Вместо всего этого у нас придумали иной выход: отдавать безродных младенцев на воспитание кормилице.
Это и есть то самое «заведение», с помощью которого избавляются от постылых детей. У нас, правда, не топят этих бескрылых ангелочков, но зато «сплавляют».
Деревни вокруг Пешта кишат такими несчастными созданиями, и никому не ведомо их число.
Вырастет ли хоть кто-нибудь из них? Ответить на этот вопрос довольно трудно.
Рихард нашел дом номер которого был указан на стене возле больничной койки. Открыв дверь и пройдя через кухню, он вошел в комнату и с трудом удержался, чтобы не выбежать оттуда. Все существо его возмутилось. В нос ударила невыносимая вонь, которая застаивается в помещении с глиняным полом, помещении, всегда набитом людьми и никогда не проветриваемом. То был удушающий запах, смешение миазм, плесени, грязи! Смертоносные испарения тифозной больницы померкли перед этим зловонием. Комната была пропитана такой сыростью, от которой у здорового человека по коже невольно пробегает нервный озноб – своего рода предчувствие подкрадывающейся болезни. Прокисший, тошнотворный воздух, казалось, проникал во все поры тела.
В этом смрадном затхлом логове помещались четыре койки и люлька, и в них барахтались, пищали, визжали на все голоса младенцы. И только голый малыш выглядел не так ужасно, хотя бы потому, что на нем не было позорных отрепьев.
На каждом ложе теснилось по трое ребятишек; эти беспомощные, всеми забытые малыши кувыркались, ползали, дрались, хотя от роду им было не больше одного – двух лет. Старший из этих тринадцати заброшенных детишек, достигший уже двух с половиной лет, держал в одной руке вареную картофелину и жадно ел ее, а другой рукою качал ребенка в люльке, под голову которого не в пример остальным, была подложена подушечка с лентами. Младенец в люльке не плакал, во рту у него торчала большая соска, заменявшая ему материнскую грудь.
На лежанке корчился двухлетний мальчуган; грязные повязки на его ножках едва прикрывали язвы, от которых мучился бедный ребенок.

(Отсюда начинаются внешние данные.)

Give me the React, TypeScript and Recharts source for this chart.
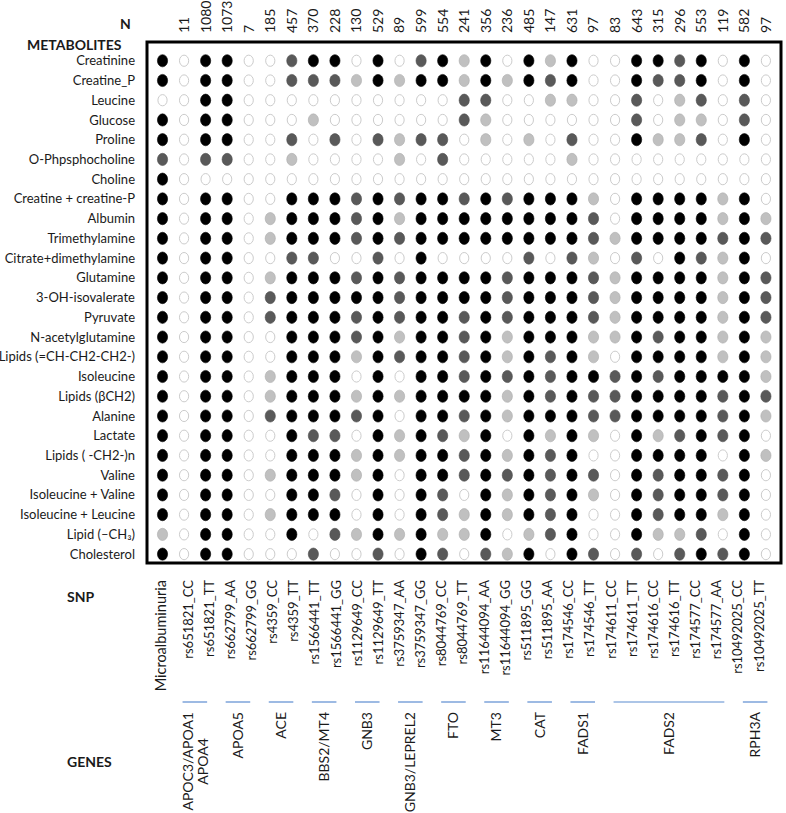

Рихард с ужасом озирал эту берлогу, силясь угадать, кто из этих несчастных детей – сын Отто Палвица. Один был хуже другого.
У него было достаточно времени для созерцания этой страшной картины, так как ему не скоро удалось разыскать хозяйку заведения. Она оказалась в саду и была занята посадкой чеснока. Не сторожить же ей с утра до вечера этих ублюдков в такой конуре! С нее хватает и того, что приходится трижды в день их кормить.
Каса была крупная, ширококостная женщина. Черты ее тупого лица не выражали ни доброты, ни злобы. Она смотрела на свой промысел как на неизбежное зло; ведь не сама же она его измыслила!
Визиты посторонних для нее были привычны. Правда, мужчины редко посещали дом Касы, но и это случалось.
– Ax, барин, выходите скорее из этого вонючего закута, пожалуйте ко мне в горницу.
– Говоря по правде, тетушка, у вас тут смрадная берлога. Но давайте все-таки останемся здесь.
– Не могу же я за восемь форинтов в месяц держать их в хоромах! – огрызнулась в ответ сварливая баба.
– Неужели вам так мало платят? – спросил изумленный Рихард.
– Да, сударь мой. А сколько хлопот и всякой возни из-за этих грошей! И куда легче получить пять форинтов от иной бедной служанки, которой ежемесячно платят жалованье, чем от какой-нибудь барыньки. Боже упаси иметь с ними дело! А ведь не думайте, тут есть и барчуки! Вот, например, тот младенец в люльке. Почему не качаешь его, висельник ты этакий?… Это – ребенок одной богатой купчихи. У нее солидный муж, богатый дом, она разъезжает в карете, шелком улицу подметает, но не желает, видите ли, чтобы ей досаждала кормилица. Кормилица в господском доме – важная птица, голубчик. Ну, купчиха и предпочла, чтобы ребенка пестовала я. Барынька, правда, платит двенадцать форинтов в месяц, но зато я должна содержать малыша в чистоте и раз в месяц отвозить его в город, ей напоказ.
– Но почему вы для этого ребенка не наймете няню?
– Ну, здесь ни одна не выдержит! Да и на какие шиши? Из двенадцати-то форинтов?
– Чем же вы его кормите?
– Ну ему-то неплохо живется! Он даже кашку получает. И смоченную в молоке жвачку.
– А из чего жвачка?
– Из добротного черного хлеба. Он лучше всего очищает кровь. Ах, голубчик ну рассудите сами, вон за того младенца платят всего три форинта, не могу же я пичкать их бисквитами!
– Всего три форинта! Кто ж этот бессердечный человек, дающий всего три форинта в месяц на содержание ребенка?